▶ _GIVEN DATA_
◆ ◆ ◆ ◆
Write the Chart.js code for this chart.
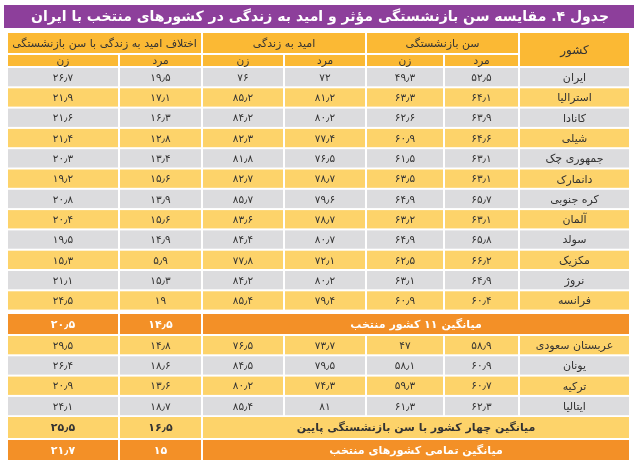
<!DOCTYPE html>
<html><head><meta charset="utf-8">
<script src="https://cdn.jsdelivr.net/npm/chart.js@4"></script>
<style>body{margin:0;background:#fff}</style>
</head><body>
<canvas id="tbl" width="640" height="469"></canvas>
<script>
const title = "جدول ۴. مقایسه سن بازنشستگی مؤثر و امید به زندگی در کشورهای منتخب با ایران";
const groupHeads = ["سن بازنشستگی", "امید به زندگی", "اختلاف امید به زندگی با سن بازنشستگی"];
const subHeads = ["مرد", "زن"];
const countries = ["ایران", "استرالیا", "کانادا", "شیلی", "جمهوری چک", "دانمارک", "کره جنوبی", "آلمان", "سولد", "مکزیک", "نروژ", "فرانسه"];
const retireMen = [52.5, 64.1, 63.9, 64.6, 63.1, 63.1, 65.7, 63.1, 65.8, 66.2, 64.9, 60.4];
const retireWomen = [49.3, 63.3, 62.6, 60.9, 61.5, 63.5, 64.9, 63.2, 64.9, 62.5, 63.1, 60.9];
const lifeMen = [72, 81.2, 80.2, 77.4, 76.5, 78.7, 79.6, 78.7, 80.7, 72.1, 80.2, 79.4];
const lifeWomen = [76, 85.2, 84.2, 82.3, 81.8, 82.7, 85.7, 83.6, 84.4, 77.8, 84.2, 85.4];
const gapMen = [19.5, 17.1, 16.3, 12.8, 13.4, 15.6, 13.9, 15.6, 14.9, 5.9, 15.3, 19];
const gapWomen = [26.7, 21.9, 21.6, 21.4, 20.3, 19.2, 20.8, 20.4, 19.5, 15.3, 21.1, 24.5];
const lowCountries = ["عربستان سعودی", "یونان", "ترکیه", "ایتالیا"];
const lowRetireMen = [58.9, 60.9, 60.7, 62.3];
const lowRetireWomen = [47, 58.1, 59.3, 61.3];
const lowLifeMen = [73.7, 79.5, 74.3, 81];
const lowLifeWomen = [76.5, 84.5, 80.2, 85.4];
const lowGapMen = [14.8, 18.6, 13.6, 18.7];
const lowGapWomen = [29.5, 26.4, 20.9, 24.1];
const avgLabels = ["میانگین ۱۱ کشور منتخب", "میانگین چهار کشور با سن بازنشستگی پایین", "میانگین تمامی کشورهای منتخب"];
const avgGapMen = [14.5, 16.5, 15];
const avgGapWomen = [20.5, 25.5, 21.7];

// layout (scale units == px)
const colEdges = [630, 519, 444, 366, 284, 202, 119, 7]; // right to left: country, rM, rW, lM, lW, gM, gW
const GREY = "#dcdcde", YEL = "#fdd36a", HEAD = "#fbb934", ORG = "#f39027";
const FONT = "'DejaVu Sans', sans-serif";

function fa(v) {
  return String(v).replace(".", "٫").replace(/\d/g, d => "۰۱۲۳۴۵۶۷۸۹"[d]);
}

const tablePlugin = {
  id: "table",
  afterDraw(chart) {
    const {ctx, scales: {x, y}} = chart;
    function cell(c0, c1, y0, y1, fill, text, color, bold, size) {
      const L = x.getPixelForValue(colEdges[c1]), R = x.getPixelForValue(colEdges[c0]);
      const T = y.getPixelForValue(y0), B = y.getPixelForValue(y1);
      ctx.fillStyle = fill;
      ctx.fillRect(L + 1, T + 1, R - L - 2, B - T - 2);
      if (text === undefined) return;
      ctx.fillStyle = color || "#333";
      ctx.font = (bold ? "bold " : "") + (size || 10.5) + "px " + FONT;
      ctx.textAlign = "center";
      ctx.textBaseline = "middle";
      ctx.direction = "rtl";
      ctx.fillText(text, (L + R) / 2, (T + B) / 2 + 1);
    }
    ctx.save();
    // title
    ctx.fillStyle = "#8d3f9b";
    ctx.fillRect(x.getPixelForValue(4), y.getPixelForValue(5), x.getPixelForValue(634) - x.getPixelForValue(4), y.getPixelForValue(28) - y.getPixelForValue(5));
    ctx.fillStyle = "#fff";
    ctx.font = "bold 14px " + FONT;
    ctx.textAlign = "center"; ctx.textBaseline = "middle"; ctx.direction = "rtl";
    ctx.fillText(title, x.getPixelForValue(320), y.getPixelForValue(17));
    // headers
    cell(0, 1, 32, 67, HEAD, "کشور", "#333", false, 12);
    groupHeads.forEach((h, g) => {
      cell(1 + 2 * g, 3 + 2 * g, 32, 54, HEAD, h, "#333", false, 11);
      subHeads.forEach((s, k) => cell(1 + 2 * g + k, 2 + 2 * g + k, 54, 67, HEAD, s, "#333", false, 10.5));
    });
    const P = 20.3;
    function dataRow(top, fill, name, vals) {
      cell(0, 1, top, top + P, fill, name, "#333", false, 11);
      vals.forEach((v, k) => cell(1 + k, 2 + k, top, top + P, fill, fa(v)));
    }
    countries.forEach((c, i) => dataRow(67 + P * i, i % 2 ? YEL : GREY, c,
      [retireMen[i], retireWomen[i], lifeMen[i], lifeWomen[i], gapMen[i], gapWomen[i]]));
    function avgRow(k, top, bot, fill, color) {
      cell(0, 5, top, bot, fill, avgLabels[k], color, true, 11);
      cell(5, 6, top, bot, fill, fa(avgGapMen[k]), color, true, 11);
      cell(6, 7, top, bot, fill, fa(avgGapWomen[k]), color, true, 11);
    }
    avgRow(0, 313, 335, ORG, "#fff");
    lowCountries.forEach((c, i) => dataRow(335 + P * i, i % 2 ? GREY : YEL, c,
      [lowRetireMen[i], lowRetireWomen[i], lowLifeMen[i], lowLifeWomen[i], lowGapMen[i], lowGapWomen[i]]));
    avgRow(1, 416, 439, YEL, "#333");
    avgRow(2, 439, 461, ORG, "#fff");
    ctx.restore();
  }
};

new Chart(document.getElementById("tbl"), {
  type: "scatter",
  data: { datasets: [{ data: [] }] },
  options: {
    responsive: false,
    animation: false,
    layout: { padding: 0 },
    plugins: { legend: { display: false }, tooltip: { enabled: false } },
    scales: {
      x: { type: "linear", min: 0, max: 640, display: false },
      y: { type: "linear", min: 0, max: 469, reverse: true, display: false }
    }
  },
  plugins: [tablePlugin]
});
</script>
</body></html>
◆ ◆ ◆ ◆
▶ _WHAT NEEDS TO BE DONE_
Copy the listing exactly. Any image in it stays out of the copy.

▶ _ANSWER TO THIS TASK_
Write the Chart.js code for this chart.
<!DOCTYPE html>
<html><head><meta charset="utf-8">
<script src="https://cdn.jsdelivr.net/npm/chart.js@4"></script>
<style>body{margin:0;background:#fff}</style>
</head><body>
<canvas id="tbl" width="640" height="469"></canvas>
<script>
const title = "جدول ۴. مقایسه سن بازنشستگی مؤثر و امید به زندگی در کشورهای منتخب با ایران";
const groupHeads = ["سن بازنشستگی", "امید به زندگی", "اختلاف امید به زندگی با سن بازنشستگی"];
const subHeads = ["مرد", "زن"];
const countries = ["ایران", "استرالیا", "کانادا", "شیلی", "جمهوری چک", "دانمارک", "کره جنوبی", "آلمان", "سولد", "مکزیک", "نروژ", "فرانسه"];
const retireMen = [52.5, 64.1, 63.9, 64.6, 63.1, 63.1, 65.7, 63.1, 65.8, 66.2, 64.9, 60.4];
const retireWomen = [49.3, 63.3, 62.6, 60.9, 61.5, 63.5, 64.9, 63.2, 64.9, 62.5, 63.1, 60.9];
const lifeMen = [72, 81.2, 80.2, 77.4, 76.5, 78.7, 79.6, 78.7, 80.7, 72.1, 80.2, 79.4];
const lifeWomen = [76, 85.2, 84.2, 82.3, 81.8, 82.7, 85.7, 83.6, 84.4, 77.8, 84.2, 85.4];
const gapMen = [19.5, 17.1, 16.3, 12.8, 13.4, 15.6, 13.9, 15.6, 14.9, 5.9, 15.3, 19];
const gapWomen = [26.7, 21.9, 21.6, 21.4, 20.3, 19.2, 20.8, 20.4, 19.5, 15.3, 21.1, 24.5];
const lowCountries = ["عربستان سعودی", "یونان", "ترکیه", "ایتالیا"];
const lowRetireMen = [58.9, 60.9, 60.7, 62.3];
const lowRetireWomen = [47, 58.1, 59.3, 61.3];
const lowLifeMen = [73.7, 79.5, 74.3, 81];
const lowLifeWomen = [76.5, 84.5, 80.2, 85.4];
const lowGapMen = [14.8, 18.6, 13.6, 18.7];
const lowGapWomen = [29.5, 26.4, 20.9, 24.1];
const avgLabels = ["میانگین ۱۱ کشور منتخب", "میانگین چهار کشور با سن بازنشستگی پایین", "میانگین تمامی کشورهای منتخب"];
const avgGapMen = [14.5, 16.5, 15];
const avgGapWomen = [20.5, 25.5, 21.7];

// layout (scale units == px)
const colEdges = [630, 519, 444, 366, 284, 202, 119, 7]; // right to left: country, rM, rW, lM, lW, gM, gW
const GREY = "#dcdcde", YEL = "#fdd36a", HEAD = "#fbb934", ORG = "#f39027";
const FONT = "'DejaVu Sans', sans-serif";

function fa(v) {
  return String(v).replace(".", "٫").replace(/\d/g, d => "۰۱۲۳۴۵۶۷۸۹"[d]);
}

const tablePlugin = {
  id: "table",
  afterDraw(chart) {
    const {ctx, scales: {x, y}} = chart;
    function cell(c0, c1, y0, y1, fill, text, color, bold, size) {
      const L = x.getPixelForValue(colEdges[c1]), R = x.getPixelForValue(colEdges[c0]);
      const T = y.getPixelForValue(y0), B = y.getPixelForValue(y1);
      ctx.fillStyle = fill;
      ctx.fillRect(L + 1, T + 1, R - L - 2, B - T - 2);
      if (text === undefined) return;
      ctx.fillStyle = color || "#333";
      ctx.font = (bold ? "bold " : "") + (size || 10.5) + "px " + FONT;
      ctx.textAlign = "center";
      ctx.textBaseline = "middle";
      ctx.direction = "rtl";
      ctx.fillText(text, (L + R) / 2, (T + B) / 2 + 1);
    }
    ctx.save();
    // title
    ctx.fillStyle = "#8d3f9b";
    ctx.fillRect(x.getPixelForValue(4), y.getPixelForValue(5), x.getPixelForValue(634) - x.getPixelForValue(4), y.getPixelForValue(28) - y.getPixelForValue(5));
    ctx.fillStyle = "#fff";
    ctx.font = "bold 14px " + FONT;
    ctx.textAlign = "center"; ctx.textBaseline = "middle"; ctx.direction = "rtl";
    ctx.fillText(title, x.getPixelForValue(320), y.getPixelForValue(17));
    // headers
    cell(0, 1, 32, 67, HEAD, "کشور", "#333", false, 12);
    groupHeads.forEach((h, g) => {
      cell(1 + 2 * g, 3 + 2 * g, 32, 54, HEAD, h, "#333", false, 11);
      subHeads.forEach((s, k) => cell(1 + 2 * g + k, 2 + 2 * g + k, 54, 67, HEAD, s, "#333", false, 10.5));
    });
    const P = 20.3;
    function dataRow(top, fill, name, vals) {
      cell(0, 1, top, top + P, fill, name, "#333", false, 11);
      vals.forEach((v, k) => cell(1 + k, 2 + k, top, top + P, fill, fa(v)));
    }
    countries.forEach((c, i) => dataRow(67 + P * i, i % 2 ? YEL : GREY, c,
      [retireMen[i], retireWomen[i], lifeMen[i], lifeWomen[i], gapMen[i], gapWomen[i]]));
    function avgRow(k, top, bot, fill, color) {
      cell(0, 5, top, bot, fill, avgLabels[k], color, true, 11);
      cell(5, 6, top, bot, fill, fa(avgGapMen[k]), color, true, 11);
      cell(6, 7, top, bot, fill, fa(avgGapWomen[k]), color, true, 11);
    }
    avgRow(0, 313, 335, ORG, "#fff");
    lowCountries.forEach((c, i) => dataRow(335 + P * i, i % 2 ? GREY : YEL, c,
      [lowRetireMen[i], lowRetireWomen[i], lowLifeMen[i], lowLifeWomen[i], lowGapMen[i], lowGapWomen[i]]));
    avgRow(1, 416, 439, YEL, "#333");
    avgRow(2, 439, 461, ORG, "#fff");
    ctx.restore();
  }
};

new Chart(document.getElementById("tbl"), {
  type: "scatter",
  data: { datasets: [{ data: [] }] },
  options: {
    responsive: false,
    animation: false,
    layout: { padding: 0 },
    plugins: { legend: { display: false }, tooltip: { enabled: false } },
    scales: {
      x: { type: "linear", min: 0, max: 640, display: false },
      y: { type: "linear", min: 0, max: 469, reverse: true, display: false }
    }
  },
  plugins: [tablePlugin]
});
</script>
</body></html>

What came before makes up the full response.